The choices will vary for different client segments, says Mr Ray, but one of the primary focuses is around account structures, from both securities and cash perspectives, as T2S and other market regulations drive clients to review account operator models.

For brokers such as RBS, the T2S evolution means two options, according to Rob Mason, head of EMEA securities operations at the bank. These options are either direct connection to T2S or going through agent banks. But direct connection would incur up-front technology spend and a change in the process of the settlement of trades; while the custodian would facilitate the connection to T2S, reducing upfront costs.

"Many firms count on T2S to reduce the complexity of the cross-border environment and bring down cost in the long term – but that may take 10 years," says Ms O’Shea at Aite Group. The overall costs in the short-term may increase for settlement services under T2S, she adds, with no great savings in the next three to five years.

Worth it?

As no central bank or CSD is obliged to participate, there is a certain amount of volume that will not go through T2S. So far, the Danish CSD is the only non-euro CSD that has agreed to participate, even though T2S can support multi-currency settlement. The ECB believes uptake will come naturally as CSDs sign up and differentiate through value-added services. But some do not see the benefit of joining T2S, such as the Bank of England (BoE).

The cost of implementing T2S for the BoE was disproportionate to the benefits T2S brings, according to a BoE spokesperson. The BoE already has a single settlement infrastructure for sterling-denominated securities with an integrated pool for liquidity and delivery versus payment in central bank money.

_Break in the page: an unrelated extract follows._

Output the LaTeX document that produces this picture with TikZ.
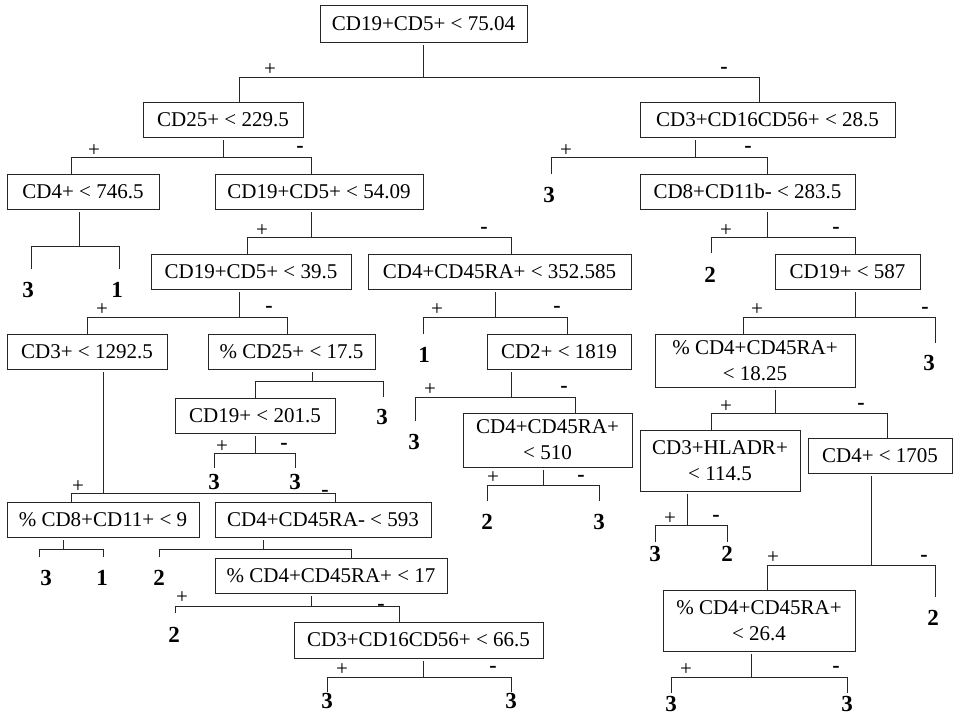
\documentclass[tikz,border=0pt]{standalone}
\usepackage{fontspec}
\setmainfont{Liberation Serif}
\newcommand\mystem[3]{\coordinate (#1-s) at (#2,#3); \draw[conn] (#1.south -| #1-s) ++(0,3) -- (#1-s);}
\newcommand\mybar[7][]{\coordinate (#2-l) at (#4,#3); \coordinate (#2-r) at (#5,#3);
  \draw[conn,#1] (#6 -| #2-l) -- (#2-l) -- (#2-r) -- (#7 -| #2-r);}
\begin{document}
\begin{tikzpicture}[x=1pt,y=-1pt,
  box/.style={draw=black!85, line width=0.8pt, inner sep=0pt, align=center,
    font=\fontsize{21}{26}\selectfont},
  leaf/.style={inner sep=0pt, font=\fontsize{23}{23}\selectfont\bfseries},
  pl/.style={inner sep=0pt, font=\fontsize{21}{21}\selectfont},
  mi/.style={inner sep=0pt, font=\fontsize{22}{22}\selectfont\bfseries},
  conn/.style={draw=black!85, line width=0.8pt}]
\useasboundingbox[fill=white] (0,0) rectangle (958,717);

% ---- boxes
\node[box,minimum width=207pt,minimum height=37pt] (root) at (423.5,23.5) {CD19+CD5+ < 75.04};
\node[box,minimum width=160pt,minimum height=35pt] (n25) at (223,119.5) {CD25+ < 229.5};
\node[box,minimum width=255pt,minimum height=35pt] (n3cd16) at (767.5,119.5) {CD3+CD16CD56+ < 28.5};
\node[box,minimum width=152pt,minimum height=35pt] (n4a) at (83,191.5) {CD4+ < 746.5};
\node[box,minimum width=208pt,minimum height=35pt] (n19b) at (319,191.5) {CD19+CD5+ < 54.09};
\node[box,minimum width=215pt,minimum height=35pt] (n8) at (747.5,191.5) {CD8+CD11b- < 283.5};
\node[box,minimum width=200pt,minimum height=35pt] (n19c) at (251,271.5) {CD19+CD5+ < 39.5};
\node[box,minimum width=263pt,minimum height=35pt] (n4b) at (499.5,271.5) {CD4+CD45RA+ < 352.585};
\node[box,minimum width=145pt,minimum height=35pt] (n19d) at (847.5,271.5) {CD19+ < 587};
\node[box,minimum width=160pt,minimum height=35pt] (n3a) at (87,351.5) {CD3+ < 1292.5};
\node[box,minimum width=167pt,minimum height=35pt] (n25b) at (291.5,351.5) {\% CD25+ < 17.5};
\node[box,minimum width=144pt,minimum height=35pt] (n2) at (559,351.5) {CD2+ < 1819};
\node[box,minimum width=200pt,minimum height=53pt] (n4c) at (755,360.5) {\% CD4+CD45RA+\\< 18.25};
\node[box,minimum width=160pt,minimum height=35pt] (n19e) at (255,415.5) {CD19+ < 201.5};
\node[box,minimum width=169pt,minimum height=54pt] (n4d) at (547.5,440) {CD4+CD45RA+\\< 510};
\node[box,minimum width=160pt,minimum height=61pt] (n3h) at (720,460.5) {CD3+HLADR+\\< 114.5};
\node[box,minimum width=144pt,minimum height=35pt] (n4e) at (880,455.5) {CD4+ < 1705};
\node[box,minimum width=192pt,minimum height=35pt] (n8b) at (103,519.5) {\% CD8+CD11+ < 9};
\node[box,minimum width=216pt,minimum height=35pt] (n4f) at (323,519.5) {CD4+CD45RA- < 593};
\node[box,minimum width=232pt,minimum height=35pt] (n4g) at (331,575.5) {\% CD4+CD45RA+ < 17};
\node[box,minimum width=192pt,minimum height=61pt] (n4h) at (759,620.5) {\% CD4+CD45RA+\\< 26.4};
\node[box,minimum width=249pt,minimum height=36pt] (n3c) at (418.5,640) {CD3+CD16CD56+ < 66.5};

% ---- leaves
\node[leaf] (L3a) at (549,195) {3};
\node[leaf] (L4a) at (28,290) {3};
\node[leaf] (L4b) at (117,290) {1};
\node[leaf] (L6a) at (710,275) {2};
\node[leaf] (L8a) at (424,355) {1};
\node[leaf] (L9b) at (929,363) {3};
\node[leaf] (L11b) at (382,417) {3};
\node[leaf] (L12a) at (414,442) {3};
\node[leaf] (L14a) at (214,482) {3};
\node[leaf] (L14b) at (295,482) {3};
\node[leaf] (L15a) at (487,522) {2};
\node[leaf] (L15b) at (599,522) {3};
\node[leaf] (L16a) at (655,554) {3};
\node[leaf] (L16b) at (727,554) {2};
\node[leaf] (L17b) at (933,618) {2};
\node[leaf] (L18a) at (46,578) {3};
\node[leaf] (L18b) at (102,578) {1};
\node[leaf] (L19a) at (159,578) {2};
\node[leaf] (L20a) at (174,635) {2};
\node[leaf] (L21a) at (327,701) {3};
\node[leaf] (L21b) at (511,701) {3};
\node[leaf] (L22a) at (671,704) {3};
\node[leaf] (L22b) at (847,704) {3};

% ---- splits
\mystem{root}{423}{77}
\mybar{root}{77}{239}{759}{n25.north}{n3cd16.north}
\mystem{n25}{223}{157}
\mybar{n25}{157}{71}{311}{n4a.north}{n19b.north}
\mystem{n3cd16}{695}{157}
\mybar[shorten <=13pt]{n3cd16}{157}{551}{767}{L3a.north}{n8.north}
\mystem{n4a}{79}{246}
\mybar[shorten <=13pt,shorten >=13pt]{n4a}{246}{31}{119}{L4a.north}{L4b.north}
\mystem{n19b}{311}{237}
\mybar{n19b}{237}{247}{511}{n19c.north}{n4b.north}
\mystem{n8}{767}{237}
\mybar[shorten <=14pt]{n8}{237}{711}{855}{L6a.north}{n19d.north}
\mystem{n19c}{239}{317}
\mybar{n19c}{317}{87}{287}{n3a.north}{n25b.north}
\mystem{n4b}{495}{317}
\mybar[shorten <=13pt]{n4b}{317}{423}{567}{L8a.north}{n2.north}
\mystem{n19d}{855}{317}
\mybar[shorten >=12pt]{n19d}{317}{743}{935}{n4c.north}{L9b.north}
\mystem{n3a}{103}{493}
\mybar{n3a}{493}{71}{335}{n8b.north}{n4f.north}
\mystem{n25b}{312}{381}
\mybar[shorten >=12pt]{n25b}{381}{255}{383}{n19e.north}{L11b.north}
\mystem{n2}{511}{397}
\mybar[shorten <=13pt]{n2}{397}{415}{575}{L12a.north}{n4d.north}
\mystem{n4c}{775}{413}
\mybar{n4c}{413}{711}{887}{n3h.north}{n4e.north}
\mystem{n19e}{255}{453}
\mybar[shorten <=6.5pt,shorten >=6.5pt]{n19e}{453}{214}{295}{L14a.north}{L14b.north}
\mystem{n4d}{543}{485}
\mybar[shorten <=13pt,shorten >=13pt]{n4d}{485}{487}{599}{L15a.north}{L15b.north}
\mystem{n3h}{687}{525}
\mybar[shorten <=4pt,shorten >=4pt]{n3h}{525}{655}{727}{L16a.north}{L16b.north}
\mystem{n4e}{871}{565}
\mybar[shorten >=13pt]{n4e}{565}{767}{935}{n4h.north}{L17b.north}
\mystem{n8b}{63}{549}
\mybar[shorten <=13pt,shorten >=13pt]{n8b}{549}{39}{103}{L18a.north}{L18b.north}
\mystem{n4f}{263}{549}
\mybar[shorten <=13pt]{n4f}{549}{159}{351}{L19a.north}{n4g.north}
\mystem{n4g}{311}{606}
\mybar[shorten <=14pt]{n4g}{606}{175}{399}{L20a.north}{n3c.north}
\mystem{n3c}{423}{677}
\mybar[shorten <=1pt,shorten >=1pt]{n3c}{677}{327}{511}{L21a.north}{L21b.north}
\mystem{n4h}{751}{677}
\mybar[shorten <=3pt,shorten >=3pt]{n4h}{677}{671}{847}{L22a.north}{L22b.north}

% ---- branch labels
\node[pl] (p1) at (270,70) {+};   \node[mi] (m1) at (724,70) {-};
\node[pl] (p2) at (94,151) {+};   \node[mi] (m2) at (300,149) {-};
\node[pl] (p3) at (566,151) {+};  \node[mi] (m3) at (748,149) {-};
\node[pl] (p5) at (262,231) {+};  \node[mi] (m5) at (484,230) {-};
\node[pl] (p6) at (726,231) {+};  \node[mi] (m6) at (836,230) {-};
\node[pl] (p7) at (102,310) {+};  \node[mi] (m7) at (269,309) {-};
\node[pl] (p8) at (437,310) {+};  \node[mi] (m8) at (557,309) {-};
\node[pl] (p9) at (757,310) {+};  \node[mi] (m9) at (925,310) {-};
\node[pl] (p10) at (78,487) {+};  \node[mi] (m10) at (325,493) {-};
\node[pl] (p12) at (430,390) {+}; \node[mi] (m12) at (564,389) {-};
\node[pl] (p13) at (726,407) {+}; \node[mi] (m13) at (861,406) {-};
\node[pl] (p14) at (222,447) {+}; \node[mi] (m14) at (284,446) {-};
\node[pl] (p15) at (493,478) {+}; \node[mi] (m15) at (581,478) {-};
\node[pl] (p16) at (670,519) {+}; \node[mi] (m16) at (716,518) {-};
\node[pl] (p17) at (773,558) {+}; \node[mi] (m17) at (924,558) {-};
\node[pl] (p20) at (182,598) {+}; \node[mi] (m20) at (381,607) {-};
\node[pl] (p21) at (342,670) {+}; \node[mi] (m21) at (493,669) {-};
\node[pl] (p22) at (686,670) {+}; \node[mi] (m22) at (836,669) {-};
\end{tikzpicture}
\end{document}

The BoE also sought an equivalent role to that of the Eurosystem for T2S governance.

“[Once] the UK’s vision of Europe has been clarified, positively or negatively, once T2S is working well and the main UK CSD needs to replace its software, the London market will have to choose between two options: building a new expensive system or joining T2S,” said Mr Godeffroy during a speech to the LSE and Monte Titoli in June.  

There is another reason the ECB wants the BoE to participate: the participation of a sterling securities settlement could have added about 30% to T2S transaction volumes and so reduced unit process costs, says Mr Raschen. “Transaction volumes have fallen since 2008. Nevertheless, removing barriers to cross-border settlement within Europe will benefit cross-border investment, and act as a catalyst to harmonising European post-trade activity across the EU's 28 member states,” he adds.

For now, institutions outside T2S can continue working via iCSDs, global custodians, and sub-custodians in commercial bank money, says Mr Somogyi. He believes they may also see a reduction in transaction fees, but there will be some changes, such as CSDs moving from T+3 settlement days to T+2.

Eventually, there is a widespread feeling that a harmonised post-trade market should attract more volumes due to easier access to a wider range of securities. Under T2S, a foreign investor – from, say, Japan – could open one securities account with a T2S CSD and a cash account with a European central bank. “If a US investor wants to invest in a German instrument and in an Italian one [today], they will be faced with two completely different set of rules regarding the settlement. They may have to rely on two distinct service providers to access each market” says Ms Olivier. T2S should smooth these discrepancies.